The Bank predicts that behavioural shifts, such as more working from home and people being more cautious about going out, will reduce gross domestic product (GDP) by 1.5 per cent every year below where it had been expected to be.
Based on 2019 output, that equates to around £1,200 per household per year below what had been forecast before Covid-19 struck.
Much of the lost output is expected to come from a mismatch in skills. In the post-pandemic world, some sectors like retail and hospitality are likely to see much bigger job losses than others, while others face a shortage of qualified applicants, leading to a mismatch that lifts unemployment higher and drags economic growth down.
“To the extent that there is structural change it is important because that’s what can result in scarring — longer term dislocation of pieces of the economy,” Mr Bailey told the Treasury Select Committee.
“It can lead to longer-term unemployment and a rise in the natural rate of unemployment for a period of time.”
Mr Bailey stressed that the economic outlook was at its most uncertain in at least a quarter of a century.
Dave Ramsden, Bank of England deputy governor, said he believed things could turn out to be worse than forecast.
“We think the level of GDP will permanently be about 1.5 per cent lower. For me, all the risks are that the it will be greater than 1.5 per cent,” he said.

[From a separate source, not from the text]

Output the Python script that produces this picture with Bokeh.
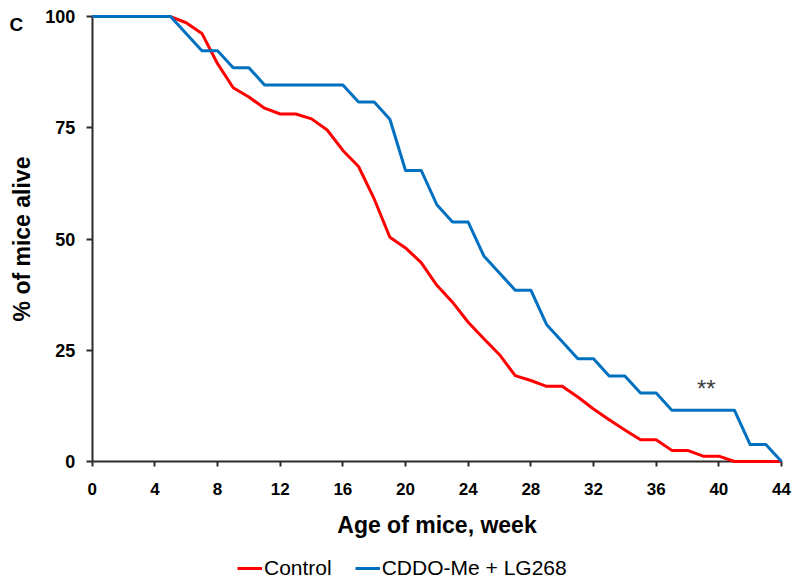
from bokeh.plotting import figure
from bokeh.models import Range1d, FixedTicker, Label, Legend, LegendItem
from bokeh.embed import file_html
from bokeh.resources import INLINE

# ---- data ----
weeks_control = [0, 5, 6, 7, 8, 9, 10, 11, 12, 13, 14, 15, 16, 17, 18, 19, 20, 21, 22,
                 23, 24, 25, 26, 27, 28, 29, 30, 31, 32, 33, 34, 35, 36, 37, 38, 39, 40, 41, 44]
alive_control = [100, 100, 98.6, 96.2, 89.4, 84.0, 81.9, 79.4, 78.1, 78.1, 77.0, 74.5, 69.9,
                 66.3, 59.0, 50.4, 48.0, 44.7, 39.6, 35.8, 31.3, 27.6, 24.0, 19.3, 18.2, 16.9,
                 16.9, 14.5, 11.8, 9.4, 7.1, 4.9, 4.9, 2.5, 2.5, 1.2, 1.2, 0, 0]

weeks_treated = [0, 5, 7, 8, 9, 10, 11, 16, 17, 18, 19, 20, 21, 22, 23, 24, 25, 27, 28, 29,
                 31, 32, 33, 34, 35, 36, 37, 41, 42, 43, 44]
alive_treated = [100, 100, 92.3, 92.3, 88.5, 88.5, 84.6, 84.6, 80.8, 80.8, 76.9, 65.4, 65.4,
                 57.7, 53.8, 53.8, 46.2, 38.5, 38.5, 30.8, 23.1, 23.1, 19.2, 19.2, 15.4, 15.4,
                 11.5, 11.5, 3.8, 3.8, 0]

series_names = ["Control", "CDDO-Me + LG268"]
series_colors = ["#FF0000", "#0070C0"]
x_ticks = list(range(0, 45, 4))
y_ticks = [0, 25, 50, 75, 100]
x_title = "Age of mice, week"
y_title = "% of mice alive"
panel_tag = "C"
signif_text = "**"
signif_pos = (39.2, 16.3)

FONT = "Liberation Sans"
AXIS_COLOR = "#2b2b2b"

# the frame covers the whole canvas; axes are pinned at 0 inside it
p = figure(width=800, height=584, output_backend="svg", toolbar_location=None,
           x_range=Range1d(-5.856, 45.213), y_range=Range1d(-27.64, 103.6),
           frame_width=800, frame_height=584,
           min_border=0, min_border_left=0, min_border_right=0,
           min_border_top=0, min_border_bottom=0)
p.outline_line_color = None
p.xgrid.visible = False
p.ygrid.visible = False
p.background_fill_color = "white"
p.border_fill_color = "white"

r_ctrl = p.line(weeks_control, alive_control, line_color=series_colors[0], line_width=3,
                line_join="round", level="overlay")
r_trt = p.line(weeks_treated, alive_treated, line_color=series_colors[1], line_width=3,
               line_join="round", level="overlay")

for ax in (p.xaxis[0], p.yaxis[0]):
    ax.fixed_location = 0
    ax.axis_line_color = AXIS_COLOR
    ax.axis_line_width = 2
    ax.major_tick_line_color = AXIS_COLOR
    ax.major_tick_line_width = 2
    ax.major_tick_in = 0
    ax.minor_tick_line_color = None
    ax.major_label_text_font = FONT
    ax.major_label_text_font_style = "bold"
    ax.major_label_text_color = "black"

p.xaxis.ticker = FixedTicker(ticks=x_ticks)
p.yaxis.ticker = FixedTicker(ticks=y_ticks)
p.xaxis.bounds = (0, 44)
p.yaxis.bounds = (0, 100)
p.xaxis.major_tick_out = 5
p.yaxis.major_tick_out = 6
p.xaxis.major_label_standoff = 16
p.yaxis.major_label_standoff = 11
p.xaxis.major_label_text_font_size = "17px"
p.yaxis.major_label_text_font_size = "18px"

p.xaxis.axis_label = x_title
p.xaxis.axis_label_text_font = FONT
p.xaxis.axis_label_text_font_style = "bold"
p.xaxis.axis_label_text_font_size = "23px"
p.xaxis.axis_label_text_color = "black"
p.xaxis.axis_label_standoff = 14

p.yaxis.axis_label = y_title
p.yaxis.axis_label_text_font = FONT
p.yaxis.axis_label_text_font_style = "bold"
p.yaxis.axis_label_text_font_size = "23px"
p.yaxis.axis_label_text_color = "black"
p.yaxis.axis_label_standoff = 7

p.add_layout(Label(x=9, y=560, x_units="screen", y_units="screen", text=panel_tag,
                   text_align="left", text_baseline="alphabetic",
                   text_font=FONT, text_font_style="bold", text_font_size="19px",
                   text_color="black"))

p.add_layout(Label(x=signif_pos[0], y=signif_pos[1], text=signif_text,
                   text_align="center", text_baseline="alphabetic",
                   text_font=FONT, text_font_size="24px", text_color="#404040"))

legend = Legend(items=[LegendItem(label=series_names[0], renderers=[r_ctrl]),
                       LegendItem(label=series_names[1], renderers=[r_trt])],
                location=(237, 4), orientation="horizontal")
legend.border_line_color = None
legend.background_fill_alpha = 0
legend.padding = 0
legend.margin = 0
legend.spacing = 23
legend.glyph_width = 25
legend.glyph_height = 22
legend.label_height = 22
legend.label_standoff = 2
legend.label_text_font = FONT
legend.label_text_font_size = "21px"
legend.label_text_color = "black"
p.add_layout(legend, "center")

open("out.html", "w").write(file_html(p, INLINE))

One reason for this is that there will be a mismatch between people’s skills and the jobs available as some sectors are damaged more severely than others, he warned.
“As we see the next phase of the recovery unfold we will be able to see the scale of the impact on the labour market but also be able to look at the degree to which the UK economy is repurposing in response to this shock.”

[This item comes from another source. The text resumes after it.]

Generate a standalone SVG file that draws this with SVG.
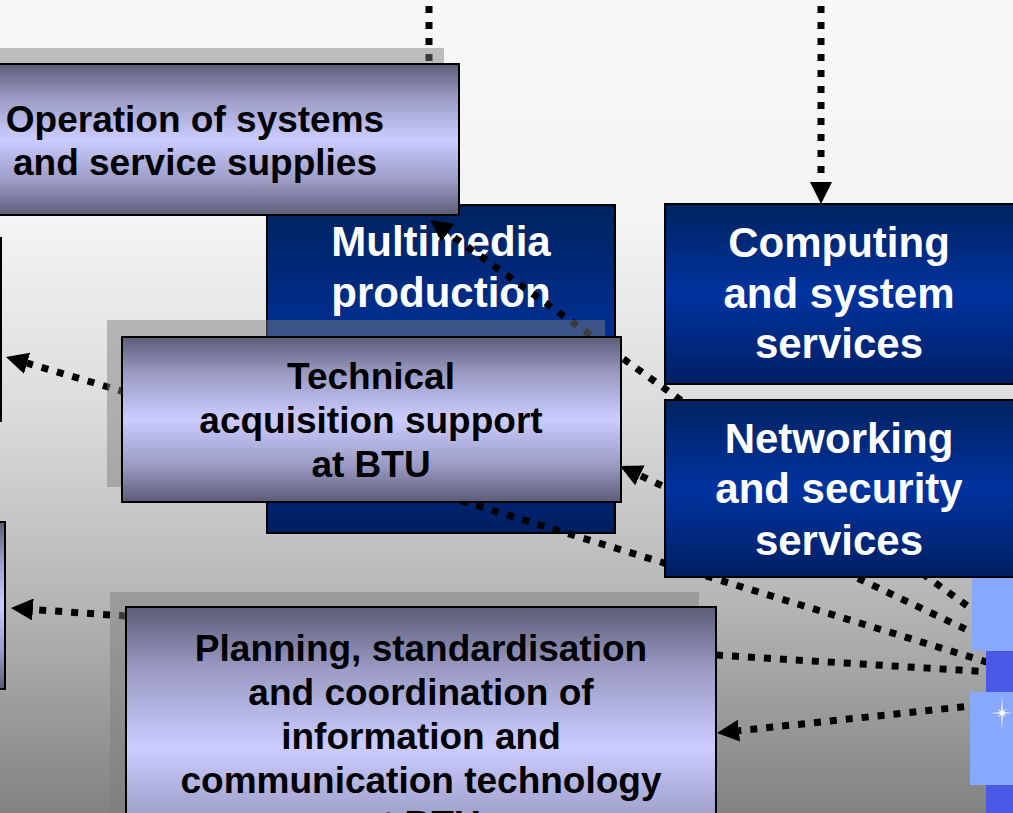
<svg xmlns="http://www.w3.org/2000/svg" width="1013" height="813" viewBox="0 0 1013 813">
<defs>
<linearGradient id="bg" x1="0" y1="0" x2="0" y2="1">
<stop offset="0" stop-color="#f8f8f8"/>
<stop offset="0.28" stop-color="#f3f3f3"/>
<stop offset="0.5" stop-color="#dcdcdc"/>
<stop offset="0.75" stop-color="#b4b4b4"/>
<stop offset="1" stop-color="#828282"/>
</linearGradient>
<linearGradient id="purple" x1="0" y1="0" x2="0" y2="1">
<stop offset="0" stop-color="#5c5c78"/>
<stop offset="0.22" stop-color="#9a9ac4"/>
<stop offset="0.5" stop-color="#ccccff"/>
<stop offset="0.78" stop-color="#9a9ac4"/>
<stop offset="1" stop-color="#5c5c78"/>
</linearGradient>
<linearGradient id="blue" x1="0" y1="0" x2="0" y2="1">
<stop offset="0" stop-color="#00225f"/>
<stop offset="0.5" stop-color="#0033a0"/>
<stop offset="1" stop-color="#001f62"/>
</linearGradient>
<marker id="arr" viewBox="0 0 22 22" refX="0" refY="11" markerWidth="22" markerHeight="22" markerUnits="userSpaceOnUse" orient="auto">
<path d="M0,0 L22,11 L0,22 Z" fill="#000"/>
</marker>
</defs>
<style>
.pbox{fill:url(#purple);stroke:#000;stroke-width:2}
.bbox{fill:url(#blue);stroke:#000;stroke-width:2}
.shadow{fill:#7d7d7d;fill-opacity:0.48}
.pt{font-family:"Liberation Sans",Arial,sans-serif;font-weight:bold;font-size:37px;fill:#000;text-anchor:middle}
.bt{font-family:"Liberation Sans",Arial,sans-serif;font-weight:bold;font-size:42px;fill:#fff;text-anchor:middle}
.con{fill:none;stroke:#000;stroke-width:7;stroke-dasharray:7 9}
.star{fill:#ffffff}
</style>
<rect x="0" y="0" width="1013" height="813" fill="url(#bg)"/>

<g id="node-multimedia">
<rect class="bbox" x="267" y="205" width="348" height="328"/>
<text class="bt" x="441" y="256">Multimedia</text>
<text class="bt" x="441" y="307">production</text>
</g>
<g id="node-computing">
<rect class="bbox" x="665" y="204" width="352" height="180"/>
<text class="bt" x="839" y="257">Computing</text>
<text class="bt" x="839" y="308">and system</text>
<text class="bt" x="839" y="358">services</text>
</g>

<g id="connectors">
<path class="con" d="M429,-10 L429,140"/>
<path class="con" d="M821,-10 L821,182" marker-end="url(#arr)"/>
<path class="con" d="M980,615 L447.9,232.8" marker-end="url(#arr)"/>
<path class="con" d="M400,482 L990,663"/>
<path class="con" d="M980,636 L639.9,475.4" marker-end="url(#arr)"/>
<path class="con" d="M716,655 L990,672"/>
<path class="con" d="M980,705 L738.9,730.7" marker-end="url(#arr)"/>
<path class="con" d="M125,392 L27.1,363.2" marker-end="url(#arr)"/>
<path class="con" d="M126,616 L32.9,609.5" marker-end="url(#arr)"/>
</g>

<g id="node-operation">
<rect class="shadow" x="-90" y="48" width="534" height="151"/>
<rect class="pbox" x="-70" y="64" width="529" height="151"/>
<text class="pt" x="195" y="132">Operation of systems</text>
<text class="pt" x="195" y="175">and service supplies</text>
</g>
<g id="node-technical">
<rect class="shadow" x="107" y="320" width="498" height="167"/>
<rect class="pbox" x="122" y="337" width="499" height="165"/>
<text class="pt" x="371" y="389">Technical</text>
<text class="pt" x="371" y="433">acquisition support</text>
<text class="pt" x="371" y="477">at BTU</text>
</g>
<g id="node-planning">
<rect class="shadow" x="110" y="592" width="589" height="280"/>
<rect class="pbox" x="126" y="607" width="590" height="280"/>
<text class="pt" x="421" y="661">Planning, standardisation</text>
<text class="pt" x="421" y="705">and coordination of</text>
<text class="pt" x="421" y="749">information and</text>
<text class="pt" x="421" y="793">communication technology</text>
<text class="pt" x="421" y="837">at BTU</text>
</g>
<g id="node-networking">
<rect class="bbox" x="665" y="400" width="352" height="177"/>
<text class="bt" x="839" y="453">Networking</text>
<text class="bt" x="839" y="503">and security</text>
<text class="bt" x="839" y="555">services</text>
</g>
<g id="node-left-a">
<rect class="pbox" x="-300" y="238" width="301" height="183"/>
</g>
<g id="node-left-b">
<rect class="pbox" x="-300" y="522" width="305" height="167"/>
</g>
<g id="right-strip">
<rect x="986" y="578" width="30" height="240" fill="#4a5ae6"/>
<rect x="972" y="578" width="44" height="73" fill="#88a8ff"/>
<rect x="970" y="692" width="46" height="93" fill="#88a8ff"/>
<polygon class="star" points="1002,696 1002.8,711.2 1006.2,708.8 1003.8,712.2 1014,713 1003.8,713.8 1006.2,717.2 1002.8,714.8 1002,730 1001.2,714.8 997.8,717.2 1000.2,713.8 990,713 1000.2,712.2 997.8,708.8 1001.2,711.2"/>
</g>
</svg>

One semi-permanent effect might be a fall in value of office and shop space as people work remotely.
“That commercial real estate will probably see less investment in the near future,” he said.
“Whether that will result in a less productive or a more productive economy, that’s an open question.”
As shoppers make more purchases online, companies may choose to invest more of their money in capital rather than labour, Mr Ramsden said.
That might mean getting rid of shop-floor staff to spend money on distribution centres, websites, technology and vehicles, for example.
Over time, that could lead to greater productivity, the Bank deputy governor said.
Mr Bailey said that economic forecasting has been made difficult because people will continue to show widely differing levels of caution about coronavirus and few firm assumptions can be made about vaccines, treatments and the course that the pandemic will take.
He highlighted the fact that the Bank’s central scenario for the economy has more “downside risks” than in any previous forecast. That means the Bank’s analysts think there is a significant risk that the UK economy could perform worse than the scenario suggests.